Task goal: Repeat the listing word for word. No pictures belong in the copy.

Data:
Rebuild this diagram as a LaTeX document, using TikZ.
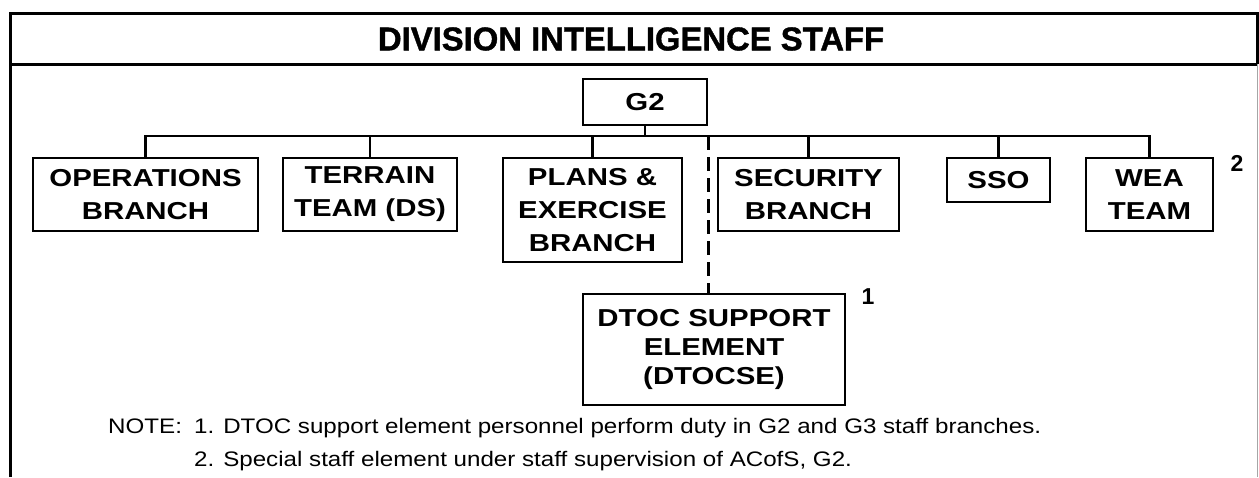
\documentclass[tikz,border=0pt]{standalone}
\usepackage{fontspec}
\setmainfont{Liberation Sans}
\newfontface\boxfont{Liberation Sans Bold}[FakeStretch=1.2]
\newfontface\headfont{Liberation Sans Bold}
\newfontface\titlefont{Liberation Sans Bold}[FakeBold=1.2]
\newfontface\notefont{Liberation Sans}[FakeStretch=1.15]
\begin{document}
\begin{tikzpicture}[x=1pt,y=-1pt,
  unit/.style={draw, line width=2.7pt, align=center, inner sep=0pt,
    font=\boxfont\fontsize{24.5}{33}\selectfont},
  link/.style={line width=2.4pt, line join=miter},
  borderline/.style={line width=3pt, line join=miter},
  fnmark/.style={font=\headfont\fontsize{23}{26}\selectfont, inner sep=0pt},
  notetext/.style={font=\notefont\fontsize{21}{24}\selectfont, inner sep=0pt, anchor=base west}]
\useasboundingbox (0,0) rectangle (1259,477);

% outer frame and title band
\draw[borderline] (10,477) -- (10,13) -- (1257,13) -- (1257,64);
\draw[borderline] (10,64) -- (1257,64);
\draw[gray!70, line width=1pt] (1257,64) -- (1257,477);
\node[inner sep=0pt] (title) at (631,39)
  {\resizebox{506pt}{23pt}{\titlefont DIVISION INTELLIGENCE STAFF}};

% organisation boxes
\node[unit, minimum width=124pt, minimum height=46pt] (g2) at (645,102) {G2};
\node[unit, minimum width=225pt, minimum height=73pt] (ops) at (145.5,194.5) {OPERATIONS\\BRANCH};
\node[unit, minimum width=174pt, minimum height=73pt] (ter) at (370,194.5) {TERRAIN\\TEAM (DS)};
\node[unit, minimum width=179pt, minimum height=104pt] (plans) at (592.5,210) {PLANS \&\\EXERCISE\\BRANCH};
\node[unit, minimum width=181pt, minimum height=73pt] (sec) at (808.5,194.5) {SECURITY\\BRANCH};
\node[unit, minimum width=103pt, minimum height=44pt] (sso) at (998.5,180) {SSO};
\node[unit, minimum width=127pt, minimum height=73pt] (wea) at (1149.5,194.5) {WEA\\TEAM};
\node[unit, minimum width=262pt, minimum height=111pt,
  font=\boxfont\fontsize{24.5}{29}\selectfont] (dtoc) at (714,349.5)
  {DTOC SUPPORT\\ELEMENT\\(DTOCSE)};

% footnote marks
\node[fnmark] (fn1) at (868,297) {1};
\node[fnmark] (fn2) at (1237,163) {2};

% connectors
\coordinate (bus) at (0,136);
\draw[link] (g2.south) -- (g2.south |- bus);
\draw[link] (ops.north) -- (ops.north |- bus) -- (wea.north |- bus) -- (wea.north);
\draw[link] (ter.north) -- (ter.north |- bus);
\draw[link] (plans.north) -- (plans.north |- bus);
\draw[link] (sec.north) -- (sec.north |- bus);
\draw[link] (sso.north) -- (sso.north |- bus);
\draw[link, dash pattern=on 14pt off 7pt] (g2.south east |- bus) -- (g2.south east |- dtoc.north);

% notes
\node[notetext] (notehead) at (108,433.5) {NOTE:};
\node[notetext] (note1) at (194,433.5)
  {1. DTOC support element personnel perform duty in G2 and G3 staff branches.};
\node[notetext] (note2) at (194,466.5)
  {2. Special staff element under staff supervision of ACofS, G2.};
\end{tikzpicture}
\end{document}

Task output:
Rebuild this diagram as a LaTeX document, using TikZ.
\documentclass[tikz,border=0pt]{standalone}
\usepackage{fontspec}
\setmainfont{Liberation Sans}
\newfontface\boxfont{Liberation Sans Bold}[FakeStretch=1.2]
\newfontface\headfont{Liberation Sans Bold}
\newfontface\titlefont{Liberation Sans Bold}[FakeBold=1.2]
\newfontface\notefont{Liberation Sans}[FakeStretch=1.15]
\begin{document}
\begin{tikzpicture}[x=1pt,y=-1pt,
  unit/.style={draw, line width=2.7pt, align=center, inner sep=0pt,
    font=\boxfont\fontsize{24.5}{33}\selectfont},
  link/.style={line width=2.4pt, line join=miter},
  borderline/.style={line width=3pt, line join=miter},
  fnmark/.style={font=\headfont\fontsize{23}{26}\selectfont, inner sep=0pt},
  notetext/.style={font=\notefont\fontsize{21}{24}\selectfont, inner sep=0pt, anchor=base west}]
\useasboundingbox (0,0) rectangle (1259,477);

% outer frame and title band
\draw[borderline] (10,477) -- (10,13) -- (1257,13) -- (1257,64);
\draw[borderline] (10,64) -- (1257,64);
\draw[gray!70, line width=1pt] (1257,64) -- (1257,477);
\node[inner sep=0pt] (title) at (631,39)
  {\resizebox{506pt}{23pt}{\titlefont DIVISION INTELLIGENCE STAFF}};

% organisation boxes
\node[unit, minimum width=124pt, minimum height=46pt] (g2) at (645,102) {G2};
\node[unit, minimum width=225pt, minimum height=73pt] (ops) at (145.5,194.5) {OPERATIONS\\BRANCH};
\node[unit, minimum width=174pt, minimum height=73pt] (ter) at (370,194.5) {TERRAIN\\TEAM (DS)};
\node[unit, minimum width=179pt, minimum height=104pt] (plans) at (592.5,210) {PLANS \&\\EXERCISE\\BRANCH};
\node[unit, minimum width=181pt, minimum height=73pt] (sec) at (808.5,194.5) {SECURITY\\BRANCH};
\node[unit, minimum width=103pt, minimum height=44pt] (sso) at (998.5,180) {SSO};
\node[unit, minimum width=127pt, minimum height=73pt] (wea) at (1149.5,194.5) {WEA\\TEAM};
\node[unit, minimum width=262pt, minimum height=111pt,
  font=\boxfont\fontsize{24.5}{29}\selectfont] (dtoc) at (714,349.5)
  {DTOC SUPPORT\\ELEMENT\\(DTOCSE)};

% footnote marks
\node[fnmark] (fn1) at (868,297) {1};
\node[fnmark] (fn2) at (1237,163) {2};

% connectors
\coordinate (bus) at (0,136);
\draw[link] (g2.south) -- (g2.south |- bus);
\draw[link] (ops.north) -- (ops.north |- bus) -- (wea.north |- bus) -- (wea.north);
\draw[link] (ter.north) -- (ter.north |- bus);
\draw[link] (plans.north) -- (plans.north |- bus);
\draw[link] (sec.north) -- (sec.north |- bus);
\draw[link] (sso.north) -- (sso.north |- bus);
\draw[link, dash pattern=on 14pt off 7pt] (g2.south east |- bus) -- (g2.south east |- dtoc.north);

% notes
\node[notetext] (notehead) at (108,433.5) {NOTE:};
\node[notetext] (note1) at (194,433.5)
  {1. DTOC support element personnel perform duty in G2 and G3 staff branches.};
\node[notetext] (note2) at (194,466.5)
  {2. Special staff element under staff supervision of ACofS, G2.};
\end{tikzpicture}
\end{document}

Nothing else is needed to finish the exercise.